▸ Task prompt:
Select the lines below containing the word "chart".
————
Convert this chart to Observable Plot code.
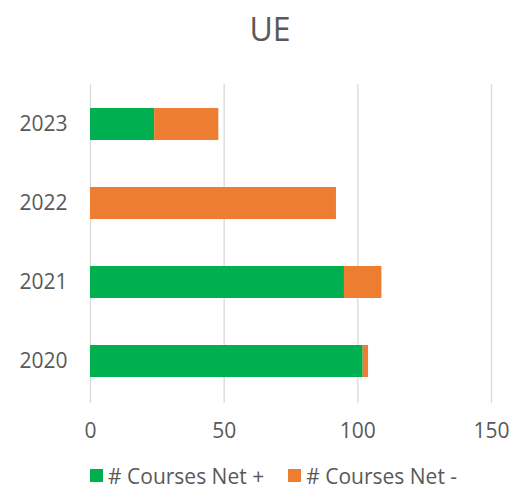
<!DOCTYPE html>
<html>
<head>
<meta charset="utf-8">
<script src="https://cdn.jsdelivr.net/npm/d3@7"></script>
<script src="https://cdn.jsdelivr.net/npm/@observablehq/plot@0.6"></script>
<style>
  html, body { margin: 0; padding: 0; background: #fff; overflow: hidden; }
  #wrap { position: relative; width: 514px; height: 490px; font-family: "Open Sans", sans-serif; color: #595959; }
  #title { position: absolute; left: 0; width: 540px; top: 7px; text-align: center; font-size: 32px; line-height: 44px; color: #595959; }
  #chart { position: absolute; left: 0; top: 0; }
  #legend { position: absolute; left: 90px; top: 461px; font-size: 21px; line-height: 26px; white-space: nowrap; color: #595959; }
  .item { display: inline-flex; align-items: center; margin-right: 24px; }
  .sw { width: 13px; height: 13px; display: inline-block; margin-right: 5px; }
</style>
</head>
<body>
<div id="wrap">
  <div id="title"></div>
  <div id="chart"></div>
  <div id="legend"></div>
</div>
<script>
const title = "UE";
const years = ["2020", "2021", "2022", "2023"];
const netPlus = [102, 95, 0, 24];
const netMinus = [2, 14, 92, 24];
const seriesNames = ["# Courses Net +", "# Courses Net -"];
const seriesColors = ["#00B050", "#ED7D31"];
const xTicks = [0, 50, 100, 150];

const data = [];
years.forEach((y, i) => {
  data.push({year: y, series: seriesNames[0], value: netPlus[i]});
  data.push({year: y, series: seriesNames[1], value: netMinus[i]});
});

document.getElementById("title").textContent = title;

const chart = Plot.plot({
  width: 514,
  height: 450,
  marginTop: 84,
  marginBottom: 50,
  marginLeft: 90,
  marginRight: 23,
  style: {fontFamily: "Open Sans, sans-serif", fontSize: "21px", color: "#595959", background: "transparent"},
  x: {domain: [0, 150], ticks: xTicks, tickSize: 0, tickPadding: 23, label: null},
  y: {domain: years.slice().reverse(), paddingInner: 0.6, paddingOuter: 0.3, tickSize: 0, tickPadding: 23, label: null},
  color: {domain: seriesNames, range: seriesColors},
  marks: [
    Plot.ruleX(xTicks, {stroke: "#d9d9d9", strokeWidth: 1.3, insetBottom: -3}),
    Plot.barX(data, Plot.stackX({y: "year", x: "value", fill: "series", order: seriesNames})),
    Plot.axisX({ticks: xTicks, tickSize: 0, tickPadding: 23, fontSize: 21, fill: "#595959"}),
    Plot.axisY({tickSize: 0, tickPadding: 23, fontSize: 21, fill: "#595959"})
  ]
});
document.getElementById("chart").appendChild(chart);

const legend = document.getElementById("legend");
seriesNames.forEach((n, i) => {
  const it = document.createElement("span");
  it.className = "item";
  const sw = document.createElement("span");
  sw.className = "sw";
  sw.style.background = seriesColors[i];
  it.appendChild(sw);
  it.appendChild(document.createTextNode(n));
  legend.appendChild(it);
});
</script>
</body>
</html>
————
▸ The completed task:
Convert this chart to Observable Plot code.
  #chart { position: absolute; left: 0; top: 0; }
  <div id="chart"></div>
const chart = Plot.plot({
document.getElementById("chart").appendChild(chart);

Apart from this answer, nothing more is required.